Find the equation of the parabola if

the focus is at (−6, −6) and the vertex is at (−2, 2)

#### Solution

In a parabola, the vertex is the mid-point of the focus and the point of intersection of the axis and the directrix.

Let (*x _{1}, y_{1}*) be the coordinates of the point of intersection of the axis and directrix.

It is given that the vertex and the focus of a parabola are (−2, 2) and (−6, −6), respectively.

∴ Slope of the axis of the parabola =\[\frac{- 6 - 2}{- 6 + 2} = \frac{- 8}{- 4} = 2\]

Slope of the directrix =\[\frac{- 1}{2}\]

Let the directrix intersect the axis at *K *(*r*, *s*).

∴\[\frac{r - 6}{2} = - 2, \frac{s - 6}{2} = 2\]

∴ Required equation of the directrix:

\[y - 10 = \frac{- 1}{2}\left( x - 2 \right)\]

⇒ \[2y + x - 22 = 0\]

Now, let *P* (*x*, *y*) be any point on the parabola whose focus is *S* (−6, −6), and the directrix is \[2y + x - 22 = 0\]

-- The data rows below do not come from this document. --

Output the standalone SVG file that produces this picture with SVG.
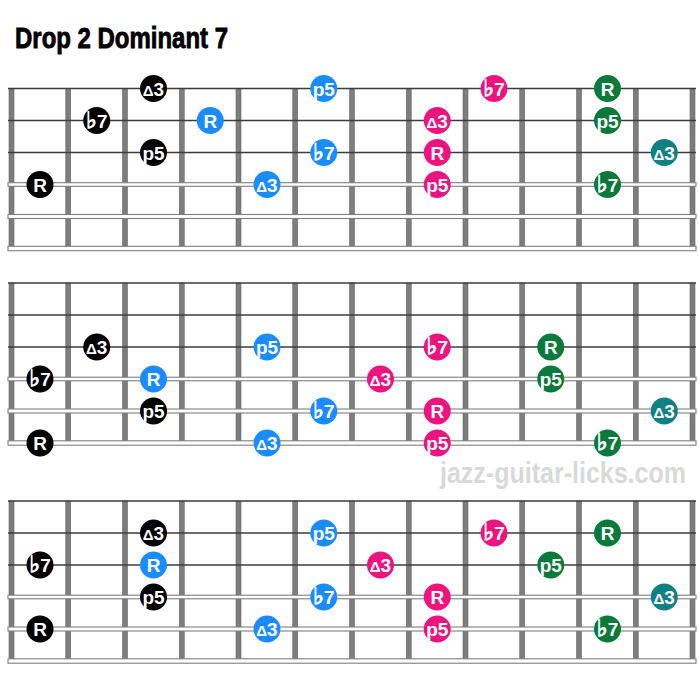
<svg xmlns="http://www.w3.org/2000/svg" xmlns:xlink="http://www.w3.org/1999/xlink" width="699" height="688" viewBox="0 0 699 688">
<style>
.fret{fill:#7d7d7d;stroke:#6a6a6a;stroke-width:0.6}
.str{stroke:#3c3c3c;stroke-width:1.4}
.wound{fill:#ffffff;stroke:#7f7f7f;stroke-width:1.1}
.dot text{fill:#ffffff;font-family:"Liberation Sans","DejaVu Sans",sans-serif;font-weight:bold;font-size:19px;text-anchor:middle}
.dot .fl{font-family:"DejaVu Sans",sans-serif;font-size:23px;stroke:#ffffff;stroke-width:1}
.dot .dl{font-size:15px}
.k circle{fill:#000000}
.b circle{fill:#1a8cff}
.m circle{fill:#ec157f}
.g circle{fill:#0a7a3c}
.t circle{fill:#118082}
.title{font-family:"Liberation Sans",Arial,sans-serif;font-weight:bold;font-size:24px;fill:#000;stroke:#000;stroke-width:0.7}
.wm{font-family:"Liberation Sans",Arial,sans-serif;font-weight:bold;font-size:25px;fill:#d9d9d9}
</style>
<defs>
<g id="frets">
<rect class="fret" x="9" y="0" width="5" height="160"/>
<rect class="fret" x="65.75" y="0" width="5" height="160"/>
<rect class="fret" x="122.5" y="0" width="5" height="160"/>
<rect class="fret" x="179.25" y="0" width="5" height="160"/>
<rect class="fret" x="236" y="0" width="5" height="160"/>
<rect class="fret" x="292.75" y="0" width="5" height="160"/>
<rect class="fret" x="349.5" y="0" width="5" height="160"/>
<rect class="fret" x="406.25" y="0" width="5" height="160"/>
<rect class="fret" x="463" y="0" width="5" height="160"/>
<rect class="fret" x="519.75" y="0" width="5" height="160"/>
<rect class="fret" x="576.5" y="0" width="5" height="160"/>
<rect class="fret" x="633.25" y="0" width="5" height="160"/>
<rect class="fret" x="690" y="0" width="5" height="160"/>
</g>
<g id="strings">
<line class="str" x1="8" y1="0" x2="696" y2="0"/>
<line class="str" x1="8" y1="32" x2="696" y2="32"/>
<line class="str" x1="8" y1="64" x2="696" y2="64"/>
<rect class="wound" x="8" y="94.2" width="688" height="3.6"/>
<rect class="wound" x="8" y="126" width="688" height="4"/>
<rect class="wound" x="8" y="157.8" width="688" height="4.4"/>
</g>
</defs>

<text class="title" transform="translate(15,48) scale(1,1.22)" x="0" y="0" textLength="213" lengthAdjust="spacingAndGlyphs">Drop 2 Dominant 7</text>

<g id="board1" transform="translate(0,88.5)">
<use xlink:href="#frets"/>
<use xlink:href="#strings"/>
</g>
<g id="board2" transform="translate(0,283)">
<use xlink:href="#frets"/>
<use xlink:href="#strings"/>
</g>
<g id="board3" transform="translate(0,501)">
<use xlink:href="#frets"/>
<use xlink:href="#strings"/>
</g>

<text class="wm" transform="translate(440,483) scale(1,1.2)" x="0" y="0" textLength="246" lengthAdjust="spacingAndGlyphs">jazz-guitar-licks.com</text>

<g id="connectors"></g>

<!-- Board 1 -->
<g id="b1-s1-k" class="dot k"><circle cx="153.5" cy="88.5" r="13.5"/><text x="153.5" y="95.5"><tspan class="dl">Δ</tspan>3</text></g>
<g id="b1-s1-b" class="dot b"><circle cx="323.75" cy="88.5" r="13.5"/><text x="323.75" y="95.5">p5</text></g>
<g id="b1-s1-m" class="dot m"><circle cx="494" cy="88.5" r="13.5"/><text x="494" y="95.5"><tspan class="fl">♭</tspan>7</text></g>
<g id="b1-s1-g" class="dot g"><circle cx="607.5" cy="88.5" r="13.5"/><text x="607.5" y="95.5">R</text></g>

<g id="b1-s2-k" class="dot k"><circle cx="96.75" cy="120.5" r="13.5"/><text x="96.75" y="127.5"><tspan class="fl">♭</tspan>7</text></g>
<g id="b1-s2-b" class="dot b"><circle cx="210.25" cy="120.5" r="13.5"/><text x="210.25" y="127.5">R</text></g>
<g id="b1-s2-m" class="dot m"><circle cx="437.25" cy="120.5" r="13.5"/><text x="437.25" y="127.5"><tspan class="dl">Δ</tspan>3</text></g>
<g id="b1-s2-g" class="dot g"><circle cx="607.5" cy="120.5" r="13.5"/><text x="607.5" y="127.5">p5</text></g>

<g id="b1-s3-k" class="dot k"><circle cx="153.5" cy="152.5" r="13.5"/><text x="153.5" y="159.5">p5</text></g>
<g id="b1-s3-b" class="dot b"><circle cx="323.75" cy="152.5" r="13.5"/><text x="323.75" y="159.5"><tspan class="fl">♭</tspan>7</text></g>
<g id="b1-s3-m" class="dot m"><circle cx="437.25" cy="152.5" r="13.5"/><text x="437.25" y="159.5">R</text></g>
<g id="b1-s3-t" class="dot t"><circle cx="664.25" cy="152.5" r="13.5"/><text x="664.25" y="159.5"><tspan class="dl">Δ</tspan>3</text></g>

<g id="b1-s4-k" class="dot k"><circle cx="40" cy="184.5" r="13.5"/><text x="40" y="191.5">R</text></g>
<g id="b1-s4-b" class="dot b"><circle cx="267" cy="184.5" r="13.5"/><text x="267" y="191.5"><tspan class="dl">Δ</tspan>3</text></g>
<g id="b1-s4-m" class="dot m"><circle cx="437.25" cy="184.5" r="13.5"/><text x="437.25" y="191.5">p5</text></g>
<g id="b1-s4-g" class="dot g"><circle cx="607.5" cy="184.5" r="13.5"/><text x="607.5" y="191.5"><tspan class="fl">♭</tspan>7</text></g>

<!-- Board 2 -->
<g id="b2-s3-k" class="dot k"><circle cx="96.75" cy="347" r="13.5"/><text x="96.75" y="354"><tspan class="dl">Δ</tspan>3</text></g>
<g id="b2-s3-b" class="dot b"><circle cx="267" cy="347" r="13.5"/><text x="267" y="354">p5</text></g>
<g id="b2-s3-m" class="dot m"><circle cx="437.25" cy="347" r="13.5"/><text x="437.25" y="354"><tspan class="fl">♭</tspan>7</text></g>
<g id="b2-s3-g" class="dot g"><circle cx="550.75" cy="347" r="13.5"/><text x="550.75" y="354">R</text></g>

<g id="b2-s4-k" class="dot k"><circle cx="40" cy="379" r="13.5"/><text x="40" y="386"><tspan class="fl">♭</tspan>7</text></g>
<g id="b2-s4-b" class="dot b"><circle cx="153.5" cy="379" r="13.5"/><text x="153.5" y="386">R</text></g>
<g id="b2-s4-m" class="dot m"><circle cx="380.5" cy="379" r="13.5"/><text x="380.5" y="386"><tspan class="dl">Δ</tspan>3</text></g>
<g id="b2-s4-g" class="dot g"><circle cx="550.75" cy="379" r="13.5"/><text x="550.75" y="386">p5</text></g>

<g id="b2-s5-k" class="dot k"><circle cx="153.5" cy="411" r="13.5"/><text x="153.5" y="418">p5</text></g>
<g id="b2-s5-b" class="dot b"><circle cx="323.75" cy="411" r="13.5"/><text x="323.75" y="418"><tspan class="fl">♭</tspan>7</text></g>
<g id="b2-s5-m" class="dot m"><circle cx="437.25" cy="411" r="13.5"/><text x="437.25" y="418">R</text></g>
<g id="b2-s5-t" class="dot t"><circle cx="664.25" cy="411" r="13.5"/><text x="664.25" y="418"><tspan class="dl">Δ</tspan>3</text></g>

<g id="b2-s6-k" class="dot k"><circle cx="40" cy="443" r="13.5"/><text x="40" y="450">R</text></g>
<g id="b2-s6-b" class="dot b"><circle cx="267" cy="443" r="13.5"/><text x="267" y="450"><tspan class="dl">Δ</tspan>3</text></g>
<g id="b2-s6-m" class="dot m"><circle cx="437.25" cy="443" r="13.5"/><text x="437.25" y="450">p5</text></g>
<g id="b2-s6-g" class="dot g"><circle cx="607.5" cy="443" r="13.5"/><text x="607.5" y="450"><tspan class="fl">♭</tspan>7</text></g>

<!-- Board 3 -->
<g id="b3-s2-k" class="dot k"><circle cx="153.5" cy="533" r="13.5"/><text x="153.5" y="540"><tspan class="dl">Δ</tspan>3</text></g>
<g id="b3-s2-b" class="dot b"><circle cx="323.75" cy="533" r="13.5"/><text x="323.75" y="540">p5</text></g>
<g id="b3-s2-m" class="dot m"><circle cx="494" cy="533" r="13.5"/><text x="494" y="540"><tspan class="fl">♭</tspan>7</text></g>
<g id="b3-s2-g" class="dot g"><circle cx="607.5" cy="533" r="13.5"/><text x="607.5" y="540">R</text></g>

<g id="b3-s3-k" class="dot k"><circle cx="40" cy="565" r="13.5"/><text x="40" y="572"><tspan class="fl">♭</tspan>7</text></g>
<g id="b3-s3-b" class="dot b"><circle cx="153.5" cy="565" r="13.5"/><text x="153.5" y="572">R</text></g>
<g id="b3-s3-m" class="dot m"><circle cx="380.5" cy="565" r="13.5"/><text x="380.5" y="572"><tspan class="dl">Δ</tspan>3</text></g>
<g id="b3-s3-g" class="dot g"><circle cx="550.75" cy="565" r="13.5"/><text x="550.75" y="572">p5</text></g>

<g id="b3-s4-k" class="dot k"><circle cx="153.5" cy="597" r="13.5"/><text x="153.5" y="604">p5</text></g>
<g id="b3-s4-b" class="dot b"><circle cx="323.75" cy="597" r="13.5"/><text x="323.75" y="604"><tspan class="fl">♭</tspan>7</text></g>
<g id="b3-s4-m" class="dot m"><circle cx="437.25" cy="597" r="13.5"/><text x="437.25" y="604">R</text></g>
<g id="b3-s4-t" class="dot t"><circle cx="664.25" cy="597" r="13.5"/><text x="664.25" y="604"><tspan class="dl">Δ</tspan>3</text></g>

<g id="b3-s5-k" class="dot k"><circle cx="40" cy="629" r="13.5"/><text x="40" y="636">R</text></g>
<g id="b3-s5-b" class="dot b"><circle cx="267" cy="629" r="13.5"/><text x="267" y="636"><tspan class="dl">Δ</tspan>3</text></g>
<g id="b3-s5-m" class="dot m"><circle cx="437.25" cy="629" r="13.5"/><text x="437.25" y="636">p5</text></g>
<g id="b3-s5-g" class="dot g"><circle cx="607.5" cy="629" r="13.5"/><text x="607.5" y="636"><tspan class="fl">♭</tspan>7</text></g>
</svg>
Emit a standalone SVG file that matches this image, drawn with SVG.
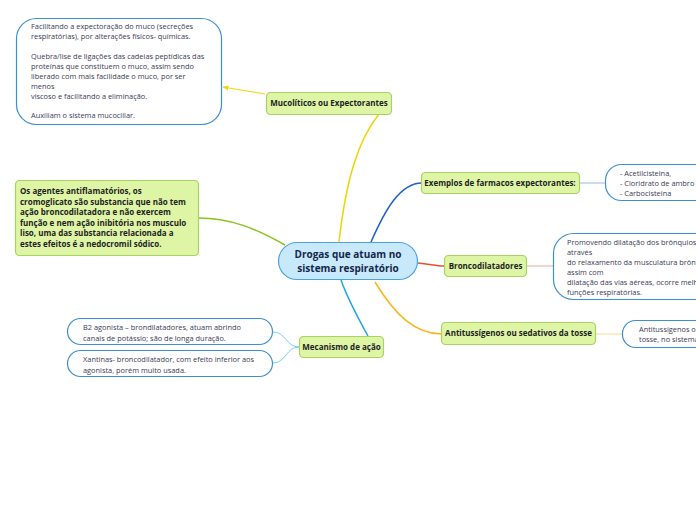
<svg xmlns="http://www.w3.org/2000/svg" width="696" height="520" viewBox="0 0 696 520">
<defs>
<style>
.note{fill:#fff;stroke:#3d8fd1;stroke-width:1.2}
.topic{fill:#def5a6;stroke:#a8d363;stroke-width:1.2}
.nt{font-family:"Open Sans","Noto Sans",sans-serif;font-size:7.4px;fill:#3a3a55}
.tt{font-family:"Open Sans","Noto Sans",sans-serif;font-size:8px;font-weight:bold;fill:#1e1e1e}
.ct{font-family:"Open Sans","Noto Sans",sans-serif;font-size:10px;font-weight:bold;fill:#14284a}
.c{fill:none;stroke-width:1.5}
</style>
<marker id="ah" viewBox="0 0 10 10" refX="9" refY="5" markerWidth="6" markerHeight="6" orient="auto"><path d="M0,1 L10,5 L0,9 z" fill="#f0d400"/></marker>
</defs>
<rect width="696" height="520" fill="#fff"/>
<g id="connectors">
<path class="c" d="M339,242 C346,180 358,140 379,114" stroke="#f0d400"/>
<path d="M265,94 L223,87" stroke="#f0d400" stroke-width="1" fill="none" marker-end="url(#ah)"/>
<path class="c" d="M285,245 C255,228 230,218 198,218" stroke="#8cc21c"/>
<path class="c" d="M371,242 C385,210 400,183 422,183" stroke="#1e5fcf"/>
<path class="c" d="M418,263 C430,264 436,266 444,266" stroke="#e8502a"/>
<path class="c" d="M375,282 C395,315 415,334 442,334" stroke="#fbb41a"/>
<path class="c" d="M341,280 C348,300 358,318 368,336" stroke="#1aa7ec"/>
<path d="M579,183 L605,183" stroke="#a9c6ee" stroke-width="1.2" fill="none"/>
<path d="M527,266 L553,266" stroke="#f5b4a5" stroke-width="1.2" fill="none"/>
<path d="M596,334 L622,334" stroke="#fde09a" stroke-width="1.2" fill="none"/>
<path d="M299,347 C286,347 286,332 273,332" stroke="#7fcdf0" stroke-width="1" fill="none"/>
<path d="M299,347 C286,347 286,363 273,363" stroke="#7fcdf0" stroke-width="1" fill="none"/>
</g>
<g id="center">
<rect x="278.5" y="242.5" width="139" height="37" rx="18.5" fill="#c8e9fb" stroke="#4aa3df" stroke-width="1.2"/>
<text class="ct" x="348" y="258" text-anchor="middle">Drogas que atuam no</text>
<text class="ct" x="348" y="272" text-anchor="middle">sistema respiratório</text>
</g>
<g id="mucoliticos">
<rect class="topic" x="266.5" y="92.5" width="125" height="22" rx="4"/>
<text class="tt" x="329" y="106" text-anchor="middle">Mucolíticos ou Expectorantes</text>
</g>
<g id="mucoliticos-note">
<rect class="note" x="16.5" y="18.5" width="205" height="106" rx="20"/>
<text class="nt" x="31" y="29">Facilitando a expectoração do muco (secreções</text>
<text class="nt" x="31" y="39">respiratórias), por alterações físicos- químicas.</text>
<text class="nt" x="31" y="59">Quebra/lise de ligações das cadeias peptídicas das</text>
<text class="nt" x="31" y="69">proteínas que constituem o muco, assim sendo</text>
<text class="nt" x="31" y="79">liberado com mais facilidade o muco, por ser</text>
<text class="nt" x="31" y="89">menos</text>
<text class="nt" x="31" y="99">viscoso e facilitando a eliminação.</text>
<text class="nt" x="31" y="118">Auxiliam o sistema mucociliar.</text>
</g>
<g id="antiinflamatorios">
<rect class="topic" x="15.5" y="180.5" width="183" height="75" rx="4"/>
<text class="tt" x="20" y="194">Os agentes antiflamatórios, os</text>
<text class="tt" x="20" y="204.5">cromoglicato são substancia que não tem</text>
<text class="tt" x="20" y="215">ação broncodilatadora e não exercem</text>
<text class="tt" x="20" y="225.5">função e nem ação inibitória nos musculo</text>
<text class="tt" x="20" y="236">liso, uma das substancia relacionada a</text>
<text class="tt" x="20" y="246.5">estes efeitos é a nedocromil sódico.</text>
</g>
<g id="exemplos">
<rect class="topic" x="421.5" y="172.5" width="158" height="21" rx="4"/>
<text class="tt" x="500" y="186" text-anchor="middle">Exemplos de farmacos expectorantes:</text>
</g>
<g id="exemplos-note">
<rect class="note" x="605.5" y="164.5" width="120" height="36" rx="16"/>
<text class="nt" x="620" y="176">- Acetilcisteina,</text>
<text class="nt" x="620" y="186">- Cloridrato de ambro</text>
<text class="nt" x="620" y="196">- Carbocisteina</text>
</g>
<g id="broncodilatadores">
<rect class="topic" x="444.5" y="255.5" width="82" height="21" rx="4"/>
<text class="tt" x="485.5" y="269" text-anchor="middle">Broncodilatadores</text>
</g>
<g id="broncodilatadores-note">
<rect class="note" x="553.5" y="233.5" width="170" height="66" rx="20"/>
<text class="nt" x="567" y="245">Promovendo dilatação dos brônquios</text>
<text class="nt" x="567" y="255">através</text>
<text class="nt" x="567" y="265">do relaxamento da musculatura brôn</text>
<text class="nt" x="567" y="275">assim com</text>
<text class="nt" x="567" y="285">dilatação das vias aéreas, ocorre melh</text>
<text class="nt" x="567" y="295">funções respiratórias.</text>
</g>
<g id="antitussigenos">
<rect class="topic" x="441.5" y="322.5" width="154" height="22" rx="4"/>
<text class="tt" x="518.5" y="336" text-anchor="middle">Antitussígenos ou sedativos da tosse</text>
</g>
<g id="antitussigenos-note">
<rect class="note" x="622.5" y="320.5" width="110" height="27" rx="13"/>
<text class="nt" x="639" y="332">Antitussígenos o</text>
<text class="nt" x="639" y="342">tosse, no sistema</text>
</g>
<g id="mecanismo">
<rect class="topic" x="299.5" y="336.5" width="84" height="21" rx="4"/>
<text class="tt" x="341.5" y="350" text-anchor="middle">Mecanismo de ação</text>
</g>
<g id="b2">
<rect class="note" x="67.5" y="318.5" width="205" height="26" rx="13"/>
<text class="nt" x="83" y="330">B2 agonista – brondilatadores, atuam abrindo</text>
<text class="nt" x="83" y="341">canais de potássio; são de longa duração.</text>
</g>
<g id="xantinas">
<rect class="note" x="67.5" y="350.5" width="205" height="26" rx="13"/>
<text class="nt" x="83" y="362">Xantinas- broncodilatador, com efeito inferior aos</text>
<text class="nt" x="83" y="373">agonista, porém muito usada.</text>
</g>
</svg>
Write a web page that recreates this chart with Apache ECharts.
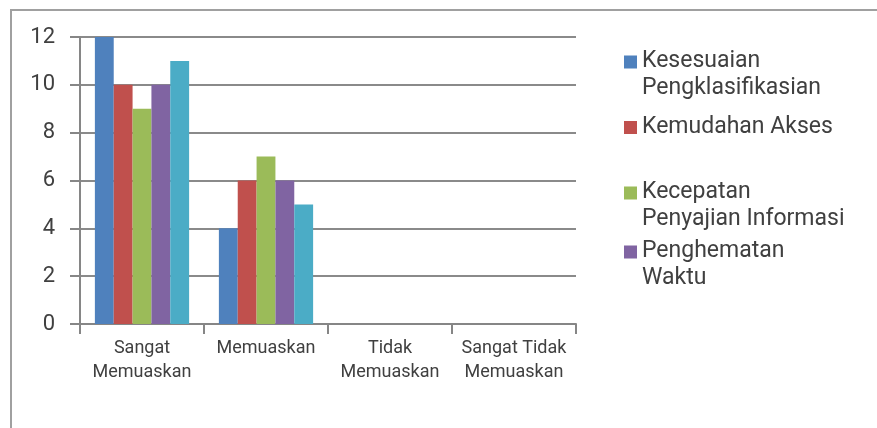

Draw *PM *perpendicular to \[2x + y + 22 = 0\]

Then, we have:

\[SP = PM\]

\[ \Rightarrow S P^2 = P M^2 \]

\[ \Rightarrow \left( x + 6 \right)^2 + \left( y + 6 \right)^2 = \left( \frac{2y + x - 22}{\sqrt{5}} \right)^2 \]

\[ \Rightarrow 5\left( x^2 + 12x + 36 + y^2 + 12y + 36 \right) = 4 y^2 + x^2 + 484 + 4xy - 88y - 44x\]

\[ \Rightarrow 4 x^2 + y^2 - 4xy + 104x + 148y - 124 = 0\]

\[ \Rightarrow \left( 2x - y \right)^2 - 4\left( 26x + 37y - 31 \right) = 0\]